These paramecia are complex single-celled protists that have just ingested several yeast cells. Like these paramecia, many organisms consist of just a single cell, while others are composed of trillions of cells.

 

2. Metabolism. All living things use energy. Moving, growing, thinking—everything you do requires energy. Where does all this energy come from? It is captured from sunlight by plants and algae through photosynthesis. To get the energy that powers our lives, we extract it from plants or from plant-eating animals. That’s what the kingfisher is doing in figure 1.3, eating a fish that ate algae. The transfer of energy from one form to another in cells is an example of metabolism. All organisms require energy to grow, and all organisms transfer this energy from one place to another within cells using special energy-carrying molecules called ATP molecules.

 

 

Figure 1.3. Metabolism.

This kingfisher obtains the energy it needs to move, grow, and carry out its body processes by eating fish. It metabolizes this food using chemical processes that occur within cells.

 

3. Homeostasis. All living things maintain stable internal conditions so that their complex processes can be better coordinated. While the environment often varies a lot, organisms act to keep their interior conditions relatively constant; a process called homeostasis. Your body acts to maintain an internal temperature of 37°C (98.6°F), however hot or cold the weather might be.

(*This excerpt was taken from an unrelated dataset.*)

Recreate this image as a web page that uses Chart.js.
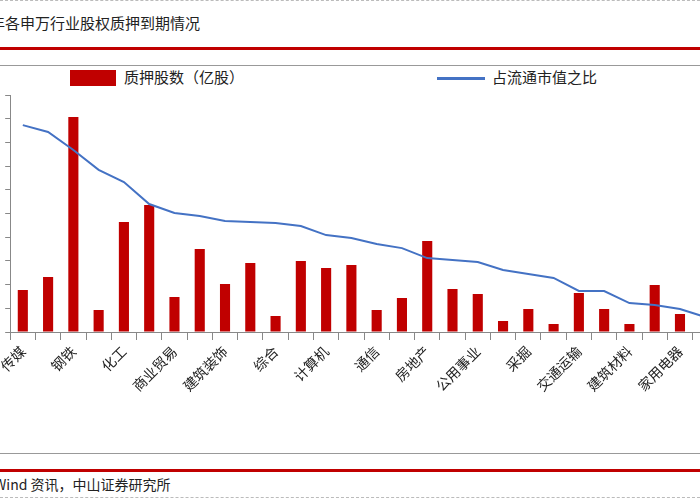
<!DOCTYPE html>
<html><head><meta charset="utf-8">
<script src="https://cdn.jsdelivr.net/npm/chart.js@4"></script>
<style>
body{margin:0;width:700px;height:500px;overflow:hidden;background:#fff;position:relative;font-family:"Noto Sans CJK SC",sans-serif;}
.ab{position:absolute;}
</style></head><body>
<div class="ab" style="top:0;left:0;width:700px;border-top:1px dashed #bbb"></div>
<div class="ab" style="top:12px;left:-10px;font-size:15px;color:#222">年各申万行业股权质押到期情况</div>
<div class="ab" style="top:47px;left:0;width:700px;height:3px;background:#c00000"></div>
<div class="ab" style="top:65px;left:0;width:700px;height:1px;background:#999"></div>
<div class="ab" style="top:70px;left:70px;width:46px;height:16px;background:#c00000"></div>
<div class="ab" style="top:66px;left:124px;font-size:15px;color:#222">质押股数（亿股）</div>
<div class="ab" style="top:77px;left:437px;width:48px;height:3px;background:#4472c4"></div>
<div class="ab" style="top:66px;left:492px;font-size:15px;color:#222">占流通市值之比</div>
<div class="ab" style="top:90px;left:0;width:720px;height:364px;"><canvas id="c"></canvas></div>
<div class="ab" style="top:453px;left:0;width:700px;height:1px;background:#999"></div>
<div class="ab" style="top:469px;left:0;width:700px;height:3px;background:#c00000"></div>
<div class="ab" style="top:474px;left:-6px;font-size:14px;color:#222">Wind 资讯，中山证券研究所</div>
<div class="ab" style="top:497px;left:0;width:700px;border-top:1px dashed #bbb"></div>
<script>
const categories=["传媒","","钢铁","","化工","","商业贸易","","建筑装饰","","综合","","计算机","","通信","","房地产","","公用事业","","采掘","","交通运输","","建筑材料","","家用电器",""];
const pledgedShares=[1.77,2.32,9.07,0.93,4.64,5.36,1.48,3.50,2.03,2.91,0.68,3.00,2.70,2.83,0.93,1.43,3.84,1.81,1.60,0.46,0.97,0.34,1.65,0.97,0.34,1.98,0.76,0.3];
const floatRatio=[8.73,8.44,7.68,6.84,6.33,5.40,5.02,4.89,4.68,4.64,4.60,4.47,4.09,3.97,3.71,3.54,3.12,3.04,2.95,2.62,2.45,2.28,1.73,1.73,1.22,1.14,0.97,0.63];
new Chart(document.getElementById('c'),{
 data:{labels:categories,datasets:[
  {type:'line',data:floatRatio,borderColor:'#4472c4',borderWidth:2,pointRadius:0,tension:0,order:0},
  {type:'bar',data:pledgedShares,backgroundColor:'#c00000',barPercentage:0.4,categoryPercentage:1,order:1}
 ]},
 options:{responsive:true,maintainAspectRatio:false,animation:false,
  layout:{padding:{left:3,top:5,right:0,bottom:0}},
  plugins:{legend:{display:false},tooltip:{enabled:false}},
  scales:{
   x:{offset:true,grid:{offset:true,drawOnChartArea:false,tickLength:8,color:'#888'},border:{color:'#888'},
      ticks:{autoSkip:false,maxRotation:45,minRotation:45,font:{family:'"Noto Sans CJK SC"',size:14},color:'#222'},
      afterFit:s=>{s.height=122;}},
   y:{min:0,max:10,ticks:{display:false,stepSize:1},grid:{drawOnChartArea:false,tickLength:5,color:'#888'},border:{color:'#888'},afterFit:s=>{s.width=0;}}
  }}
});
</script></body></html>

4. Growth and reproduction. All living things grow and reproduce. Bacteria increase in size and simply split in two as often as every 15 minutes, while more complex organisms grow by increasing the number of cells and reproduce sexually (some, like the bristlecone pine of California, have reproduced after 4,600 years).

5. Heredity. All organisms possess a genetic system that is based on the replication and duplication of a long molecule called DNA (deoxyribonucleic acid). The information that determines what an individual organism will be like is contained in a code that is dictated by the order of the subunits making up the DNA molecule, just as the order of letters on this page determines the sense of what you are reading. Each set of instructions within the DNA is called a gene. Together, the genes determine what the organism will be like. Because DNA is faithfully copied from one generation to the next, any change in a gene is also preserved and passed on to future generations. The transmission of characteristics from parent to offspring is a process called heredity.

 

Key Learning Outcome 1.2. All living things possess cells that carry out metabolism, maintain stable internal conditions, reproduce themselves, and use DNA to transmit hereditary information to offspring.